Quantitative Finance

Automated Market Data
Extraction & Analysis

Leveraging Python and the Yahoo Finance API to automate historical data retrieval for comparative equity analysis and statistical hypothesis testing.

Languages

Python (Pandas, NumPy, Scipy)

Data Source

yfinance API

Environment

Google Colab / Jupyter

Core Skills

Data Cleaning, Statistical Modeling, API Integration

// Implementation: Data Pipeline

Source: main.py
import yfinance as yf
import pandas as pd

tickers = ["DE", "CAT"]
data = yf.download(tickers, start="2023-01-01", end="2025-12-31")

# Extract Adjusted Close for returns
close_data = data['Close'].copy()
close_data.dropna(inplace=True)

# Compute Daily Returns
daily_returns = close_data.pct_change().dropna()
daily_returns.to_csv("daily_returns.csv")

The Quantitative Advantage

Manually exporting CSVs from financial portals is inefficient for large-scale portfolio management. This script creates a repeatable pipeline that can be scaled from two tickers to an entire index (e.g., S&P 500) with a single variable change.

// Statistical Inference

Hypothesis Testing: T-Stat Analysis

Using the daily_returns dataset, we can perform a Paired T-Test to determine if the mean daily returns of two stocks (e.g., DE vs CAT) are statistically different.

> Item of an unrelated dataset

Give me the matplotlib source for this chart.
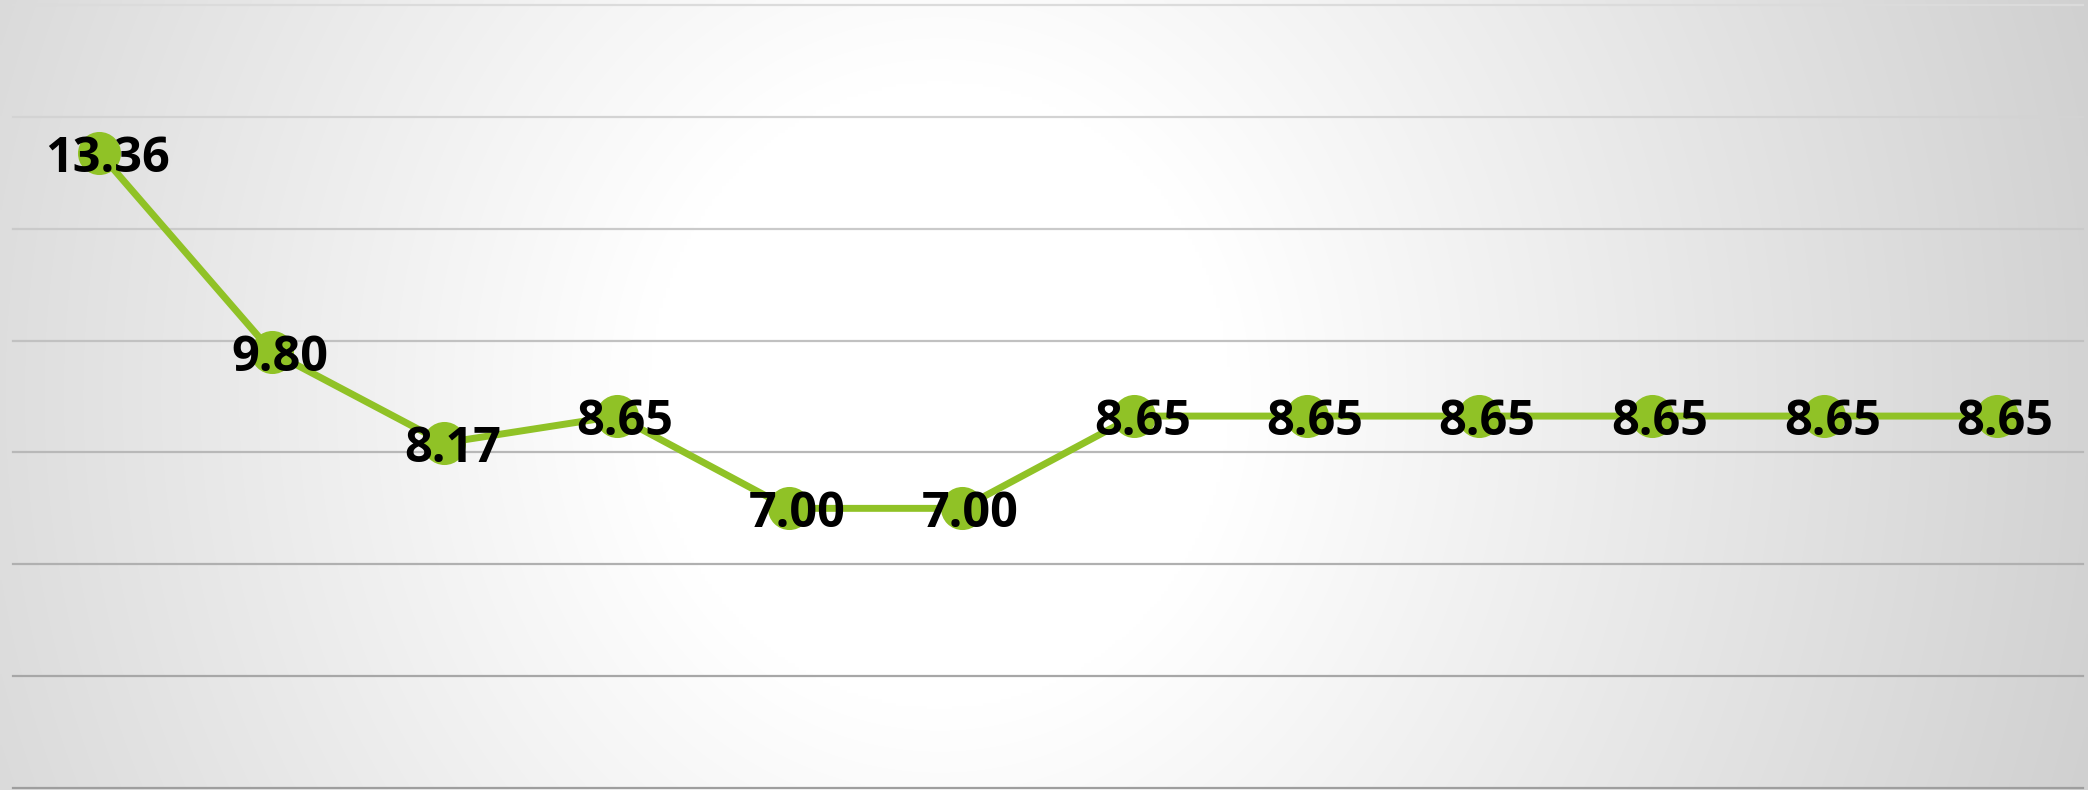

H₀: μ₁ - μ₂ = 0 (No significant difference in returns)

By calculating the p-value, we can conclude whether the stocks track each other due to market beta or if one significantly outperforms/underperforms the other at a 95% confidence interval.

Advanced API Capabilities

Beyond simple price action, the yfinance library allows for deep-dive fundamental analysis:

  • Financials: Automate the retrieval of Balance Sheets and Income Statements.
  • Options Chain: Pull real-time Greeks and implied volatility for derivative pricing.
  • Institutional Holders: Track "Smart Money" movements and insider trading patterns.
  • Dividends/Splits: Automatically adjust historical data for corporate actions to maintain backtesting integrity.

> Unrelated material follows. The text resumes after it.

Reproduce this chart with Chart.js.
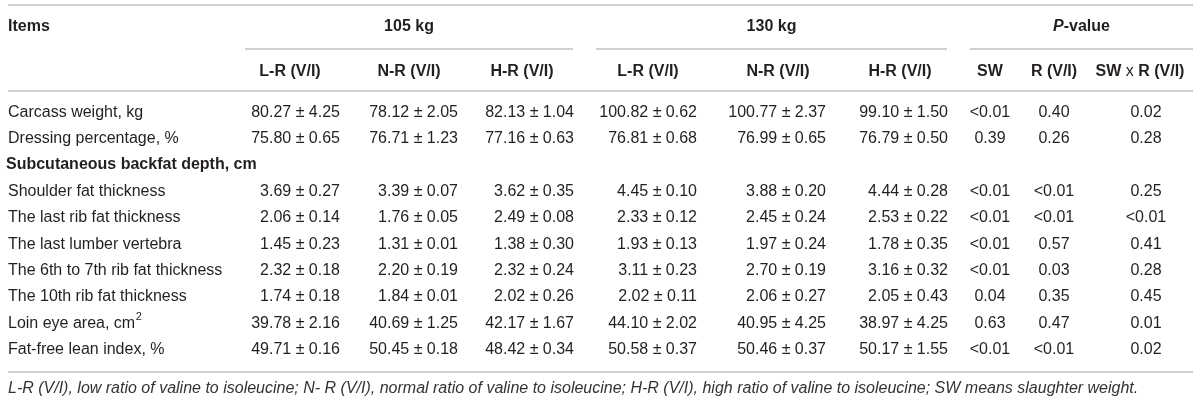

// Visualizing Correlation

Correlation Heatmap

// Statistical Verdict

Interpretation of Results

The calculated t-stat of 1.83 falls below the critical value threshold of 1.96 (for a 95% confidence interval). Consequently, we fail to reject the null hypothesis.

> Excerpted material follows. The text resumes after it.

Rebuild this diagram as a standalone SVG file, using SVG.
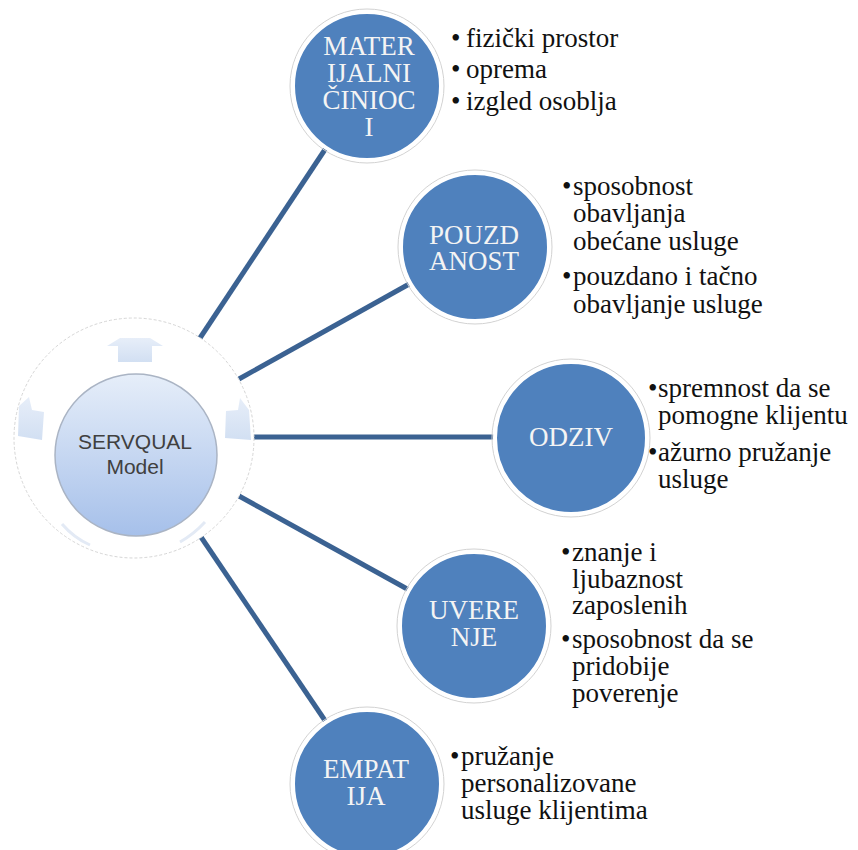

This indicates that the difference in mean daily returns between the two assets is not statistically significant. From a quantitative perspective, these stocks are effectively "tracking" each other over the observed period, likely due to shared sector exposure and high correlation.

Trading on this information: Pairs Trading

The statistical confirmation that these returns do not significantly differ provides a green light for a Relative Value / Pairs Trading strategy. Because the returns are statistically tied, any short-term divergence in price is likely an anomaly rather than a fundamental shift.

Execution Logic:

  • The Signal: When the price ratio between the two stocks moves 2 standard deviations away from the historical mean.
  • The Trade: Sell the outperformer (Short) and buy the underperformer (Long).
  • The Thesis: Since we accepted the null hypothesis that their returns don't differ long-term, we can bet on Mean Reversion—expecting the "gap" to close as the assets return to their statistical equilibrium.